Ward Pond's SQL Server blog

Ruminating on issues pertinent to the design and development of sound databases and processes under Microsoft SQL Server 2008, SQL Server 2005, and SQL Server 2000 (while reserving the right to vent about anything else that's on my mind)

Database Programming: Denis' Prime Number Challenge

Database Programming: Denis' Prime Number Challenge

  • Comments 11
  • Likes

'Denis the SQL Menace' read Wednesday night's post on "the million GUID march" and offered up a challenge of his own:

How about the next challenge is to return all 78498 prime numbers between 1 and 1000000?

What an interesting idea!  Crazy, in a sense (I'll get to that in a second), like most interesting ideas, but it's an idea I'm just crazy enough to explore for a couple of evenings.  In the process of that exploration I've so far learned about:

  • calculated columns, and when to persist them (in general, apply the PERSISTED directive to a calculated column only if you need to create an index on it)
  • INSTEAD OF INSERT triggers, a cool new SQL Server 2005 feature
  • I re-used Shaun's Common Table Expression, which I still think is groovy.  I'm using it even though it's not the fastest syntax available because I want to keep this code small from a physical resource/transaction log perspective, and I believe Shuan's code best accomplishes that goal.
  • I wrote the first GROUP BY.. HAVING I've written in about three years.

Do NOT Try This At Home

Before we even start, I'd be remiss if I didn't strongly state that SQL Server is exactly the wrong tool to use if you want to solve this issue in the real world.  I'm not a C# guy, but several reliable sources tell me that there's a prime number function in most nGL languages.  Even if there's not, all of the database access in the test is simply about performing the calculations necessary to determine primacy as quickly as possible.

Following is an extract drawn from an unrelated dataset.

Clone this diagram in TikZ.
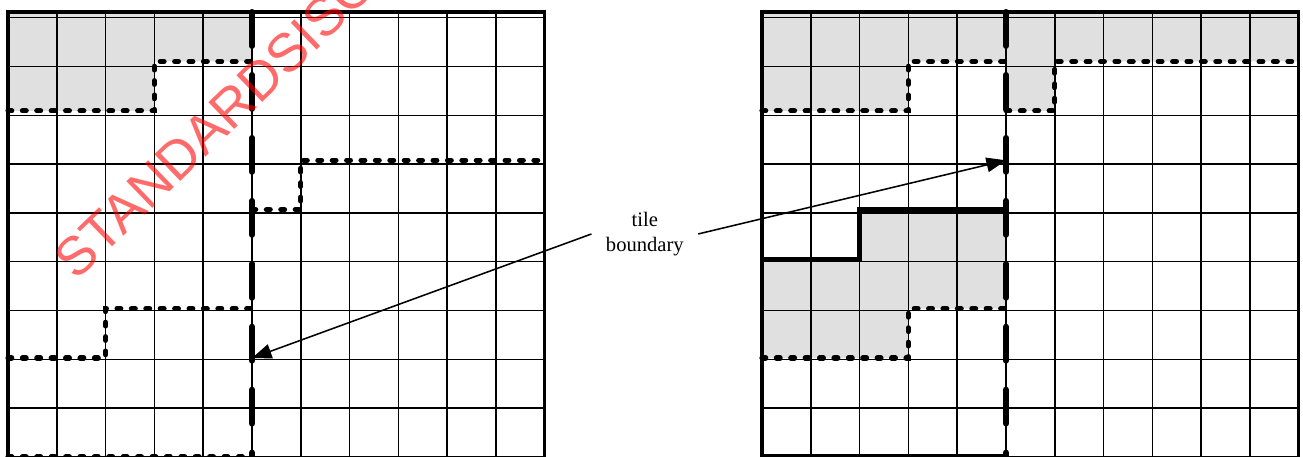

This very easily could and absolutely should be written independent of the database tier.  This is a purely academic exercise (at least until I get two orders of magnitude performance better than I've got now!); to implement this code in its current state in any production environment would be highly irresponsible.

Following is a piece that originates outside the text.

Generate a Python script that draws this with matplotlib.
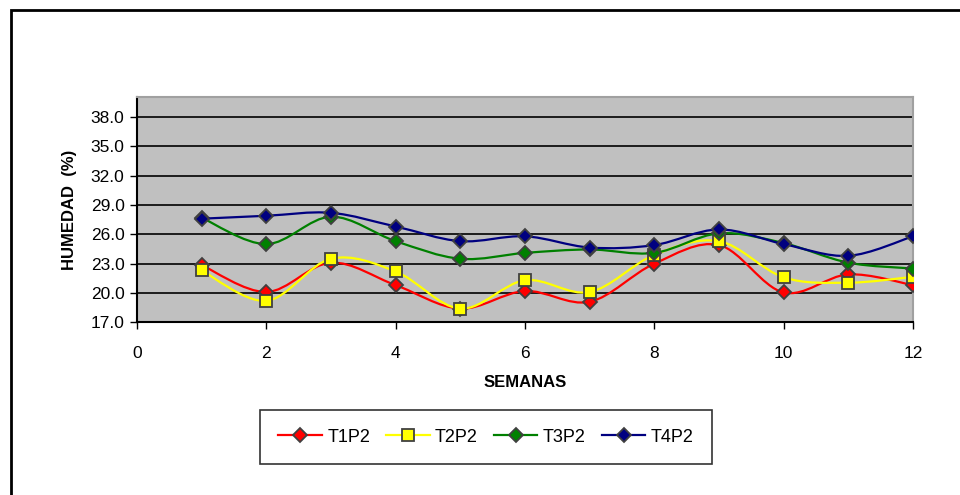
import matplotlib
matplotlib.use("Agg")
import matplotlib.pyplot as plt
from matplotlib.path import Path
from matplotlib.patches import PathPatch, Rectangle
from matplotlib.lines import Line2D
import numpy as np

plt.rcParams['font.family'] = ['Liberation Sans', 'DejaVu Sans']

weeks = [1, 2, 3, 4, 5, 6, 7, 8, 9, 10, 11, 12]
t1p2 = [22.85, 20.1, 23.1, 20.8, 18.4, 20.2, 19.1, 23.0, 24.9, 20.05, 21.9, 20.8]
t2p2 = [22.3, 19.2, 23.5, 22.2, 18.4, 21.3, 20.1, 23.9, 25.3, 21.6, 21.05, 21.65]
t3p2 = [27.7, 25.0, 27.8, 25.3, 23.5, 24.1, 24.45, 24.1, 26.1, 25.1, 23.1, 22.5]
t4p2 = [27.6, 27.9, 28.2, 26.8, 25.3, 25.8, 24.65, 24.9, 26.5, 25.0, 23.8, 25.8]
series_names = ['T1P2', 'T2P2', 'T3P2', 'T4P2']
yticks = [17.0, 20.0, 23.0, 26.0, 29.0, 32.0, 35.0, 38.0]
xticks = [0, 2, 4, 6, 8, 10, 12]

colors = ['#FF0000', '#FFFF00', '#008000', '#000080']
markers = ['D', 's', 'D', 'D']
msizes = [7, 9, 7, 7]

fig = plt.figure(figsize=(9.6, 4.95), dpi=100)
ax = fig.add_axes([137/960, 1 - 322.3/495, (913 - 137)/960, (322.3 - 97.5)/495])
ax.set_facecolor('#C0C0C0')


def smooth_path(xs, ys):
    pts = np.column_stack([xs, ys]).astype(float)
    n = len(pts)
    verts = [pts[0]]
    codes = [Path.MOVETO]
    for i in range(n - 1):
        p0 = pts[i - 1] if i > 0 else pts[i]
        p1 = pts[i]
        p2 = pts[i + 1]
        p3 = pts[i + 2] if i + 2 < n else pts[i + 1]
        c1 = p1 + (p2 - p0) / 6.0
        c2 = p2 - (p3 - p1) / 6.0
        verts += [c1, c2, p2]
        codes += [Path.CURVE4] * 3
    return Path(verts, codes)


data = [t1p2, t2p2, t3p2, t4p2]
for k, (vals, c, m, ms) in enumerate(zip(data, colors, markers, msizes)):
    patch = PathPatch(smooth_path(weeks, vals), facecolor='none', edgecolor=c,
                      lw=1.6, zorder=3 + 2 * k)
    ax.add_patch(patch)
    ax.plot(weeks, vals, linestyle='none', marker=m, markersize=ms,
            markerfacecolor=c, markeredgecolor='#404040', markeredgewidth=1.3,
            zorder=4 + 2 * k)

ax.set_xlim(0, 12)
ax.set_ylim(17, 40)
ax.set_yticks(yticks)
ax.set_yticklabels([f"{v:.1f}" for v in yticks], fontsize=12.5)
ax.set_xticks(xticks)
ax.set_xticklabels([str(v) for v in xticks], fontsize=12.5)
ax.yaxis.grid(True, color='black', lw=1.2)
ax.set_axisbelow(True)
ax.tick_params(axis='both', direction='out', length=5, width=1, color='black')
ax.tick_params(axis='x', pad=12)
ax.tick_params(axis='y', pad=4)
for s in ['top', 'right']:
    ax.spines[s].set_color('#A0A0A0')
    ax.spines[s].set_linewidth(1.5)
for s in ['left', 'bottom']:
    ax.spines[s].set_color('black')
    ax.spines[s].set_linewidth(1.5)

ax.set_ylabel('HUMEDAD  (%)', fontsize=12, fontweight='bold', labelpad=10)
ax.set_xlabel('SEMANAS', fontsize=12, fontweight='bold', labelpad=10)

handles = [Line2D([0], [0], color=c, lw=1.6, marker=m, markersize=ms,
                  markerfacecolor=c, markeredgecolor='#404040', markeredgewidth=1.3)
           for c, m, ms in zip(colors, markers, msizes)]
leg = fig.legend(handles, series_names, loc='center',
                 bbox_to_anchor=(486/960, 1 - 437/495), ncol=4, fontsize=13,
                 frameon=True, fancybox=False, handlelength=2.4, handletextpad=0.3,
                 columnspacing=0.9, borderpad=1.0, borderaxespad=0)
leg.get_frame().set_edgecolor('black')
leg.get_frame().set_linewidth(1.2)

fig.patches.append(Rectangle((11/960, -0.1), 1.0, 1 - 10/495 + 0.1,
                             transform=fig.transFigure, fill=False,
                             edgecolor='black', lw=2, zorder=10))

fig.savefig('out.png', dpi=100)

I'm also not a mathemetician, so it's possible that there's a far more elegant method that I could employ.  If you've got one, Denis and I would love to hear it.

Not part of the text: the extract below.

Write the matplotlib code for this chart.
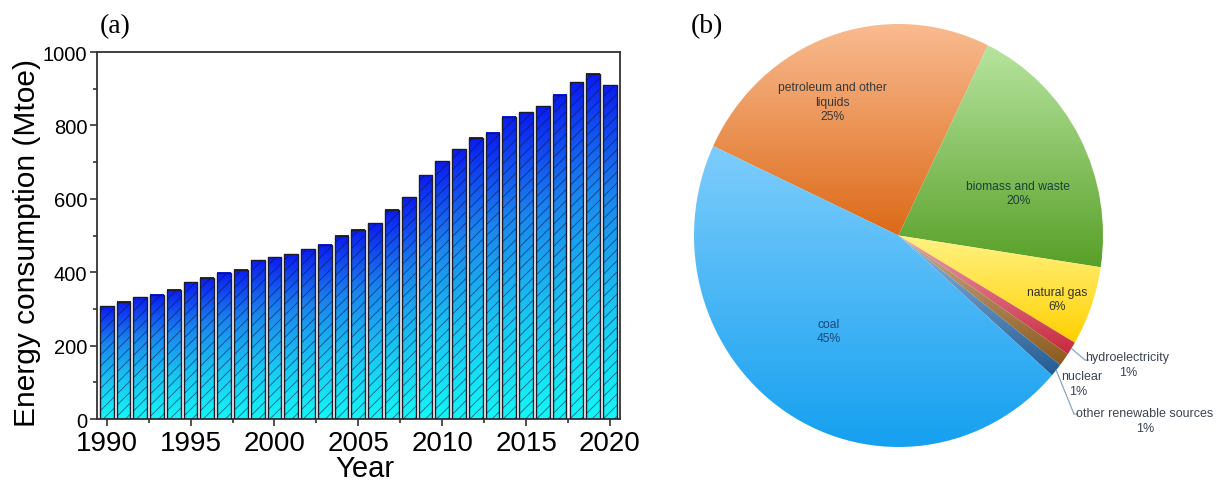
import numpy as np
import matplotlib
matplotlib.use("Agg")
import matplotlib.pyplot as plt
from matplotlib.colors import LinearSegmentedColormap
from matplotlib.ticker import MultipleLocator

# ---- data -------------------------------------------------------------
years = list(range(1990, 2021))
consumption = [307, 319, 332, 339, 352, 372, 385, 398, 407, 432,
               441, 449, 463, 475, 500, 516, 534, 570, 604, 664,
               702, 735, 767, 780, 823, 836, 852, 884, 918, 941, 909]

sources = ["petroleum and other\nliquids", "biomass and waste", "natural gas",
           "hydroelectricity", "nuclear", "other renewable sources", "coal"]
shares = [25, 20, 6, 1, 1, 1, 45]

# ---- styling ----------------------------------------------------------
plt.rcParams["font.family"] = ["Liberation Sans", "DejaVu Sans"]
plt.rcParams["hatch.linewidth"] = 0.6

W, H = 1217, 489
fig = plt.figure(figsize=(W / 100, H / 100), dpi=100)
fig.patch.set_facecolor("white")

# ---- (a) bar chart ----------------------------------------------------
ax = fig.add_axes([97 / W, 1 - 420 / H, (620 - 97) / W, (420 - 53) / H])
bar_w = 0.82
bar_cmap = LinearSegmentedColormap.from_list(
    "bar", ["#14f6f6", "#19c6f2", "#1a86ee", "#0a1cf2"])
grad = np.linspace(0, 1, 256).reshape(-1, 1)

bars = ax.bar(years, consumption, width=bar_w, color="none",
              edgecolor="none", zorder=2)
for b in bars:
    x0, w, h = b.get_x(), b.get_width(), b.get_height()
    ax.imshow(grad, cmap=bar_cmap, origin="lower", aspect="auto",
              extent=[x0, x0 + w, 0, h], zorder=1, interpolation="bilinear")
ax.bar(years, consumption, width=bar_w, color="none",
       edgecolor=(0.05, 0.05, 0.25, 0.6), linewidth=0, hatch="///", zorder=3)
ax.bar(years, consumption, width=bar_w, color="none",
       edgecolor="#1c1c2c", linewidth=1.0, zorder=4)

ax.set_xlim(1989.42, 2020.6)
ax.set_ylim(0, 1000)
ax.set_aspect("auto")
ax.set_xticks(range(1990, 2021, 5))
ax.xaxis.set_minor_locator(MultipleLocator(2.5))
ax.set_yticks(range(0, 1001, 200))
ax.yaxis.set_minor_locator(MultipleLocator(100))
ax.tick_params(which="both", direction="out", width=1.2, color="#333333",
               top=False, right=False)
ax.tick_params(axis="y", which="major", length=5, labelsize=14.5, pad=2)
ax.tick_params(axis="x", which="major", length=5, labelsize=20, pad=3)
ax.tick_params(which="minor", length=3)
for s in ax.spines.values():
    s.set_linewidth(1.3)
    s.set_color("#333333")

fig.text(365 / W, 1 - 469 / H, "Year", fontsize=21, ha="center", va="center")
fig.text(27.5 / W, 1 - 243.5 / H, "Energy consumption (Mtoe)", fontsize=21.5,
         rotation=90, ha="center", va="center")

fig.text(115 / W, 1 - 27 / H, "(a)", family="Liberation Serif",
         fontsize=20, ha="center", va="center")
fig.text(707 / W, 1 - 27 / H, "(b)", family="Liberation Serif",
         fontsize=20, ha="center", va="center")

# ---- (b) pie chart ----------------------------------------------------
rx, ry, cx, cy = 204.5, 211.5, 898.5, 236.5
pax = fig.add_axes([(cx - rx) / W, 1 - (cy + ry) / H, 2 * rx / W, 2 * ry / H])

slice_top = ["#f9bb90", "#b8e5a0", "#fff384", "#eaa0ae", "#c8ab8a",
             "#93b6d8", "#7ecdfb"]
slice_bottom = ["#dc6a18", "#58a028", "#ffd000", "#c8283f", "#8c5a1c",
                "#225c94", "#15a0f0"]

wedges, _ = pax.pie(shares, startangle=155, counterclock=False,
                    wedgeprops=dict(edgecolor="none", facecolor="none"))
for wdg, top, bot in zip(wedges, slice_top, slice_bottom):
    ext = wdg.get_path().get_extents()
    cmap = LinearSegmentedColormap.from_list("s", [bot, top])
    im = pax.imshow(grad, cmap=cmap, origin="lower", aspect="auto",
                    extent=[ext.x0, ext.x1, ext.y0, ext.y1],
                    interpolation="bilinear", zorder=1)
    im.set_clip_path(wdg)

pax.set_xlim(-1, 1)
pax.set_ylim(-1, 1)
pax.set_aspect("auto")
pax.axis("off")

# inside labels: radius and angular shift from slice centre
inside = {0: (0.71, 7.4, "#383838"), 1: (0.62, -8.8, "#1c403a"),
          2: (0.83, -1.6, "#333326"), 6: (0.566, -3.9, "#1a4a7a")}
for i, (r, shift, col) in inside.items():
    wdg = wedges[i]
    ang = np.deg2rad((wdg.theta1 + wdg.theta2) / 2 + shift)
    pax.text(r * np.cos(ang), r * np.sin(ang),
             f"{sources[i]}\n{shares[i]}%", ha="center", va="center",
             fontsize=8.7, color=col, linespacing=1.25, zorder=5)

# outside labels: name position, percent position, leader end (or None)
outside = {3: ((1.117, -0.574), (1.125, -0.644), (0.912, -0.589)),
           4: ((0.897, -0.664), (0.877, -0.734), None),
           5: ((1.205, -0.841), (1.205, -0.911), (0.858, -0.844))}
for i, (npos, ppos, lead) in outside.items():
    pax.text(*npos, sources[i], ha="center", va="center", fontsize=9,
             color="#3a4550", zorder=5, clip_on=False)
    pax.text(*ppos, f"{shares[i]}%", ha="center", va="center", fontsize=9,
             color="#3a4550", zorder=5, clip_on=False)
    if lead is not None:
        wdg = wedges[i]
        ang = np.deg2rad((wdg.theta1 + wdg.theta2) / 2)
        sx, sy = 1.0 * np.cos(ang), 1.0 * np.sin(ang)
        ex, ey = lead
        pax.plot([sx, ex, ex + 0.018], [sy, ey, ey], color="#8aa6bc",
                 lw=0.9, clip_on=False, zorder=4)

fig.savefig("out.png", dpi=100, facecolor="white")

Finally, in the words of David Letterman, "Please remember, ladies and gentlemen: this is only an exhibition.  No wagering."

The results I'm sharing should be considered preliminary in that I've yet to run the job to completion (that's a polite way of saying, "it's still running.").  This will take more than a day to run on my laptop (HP nc8430; 2gB RAM).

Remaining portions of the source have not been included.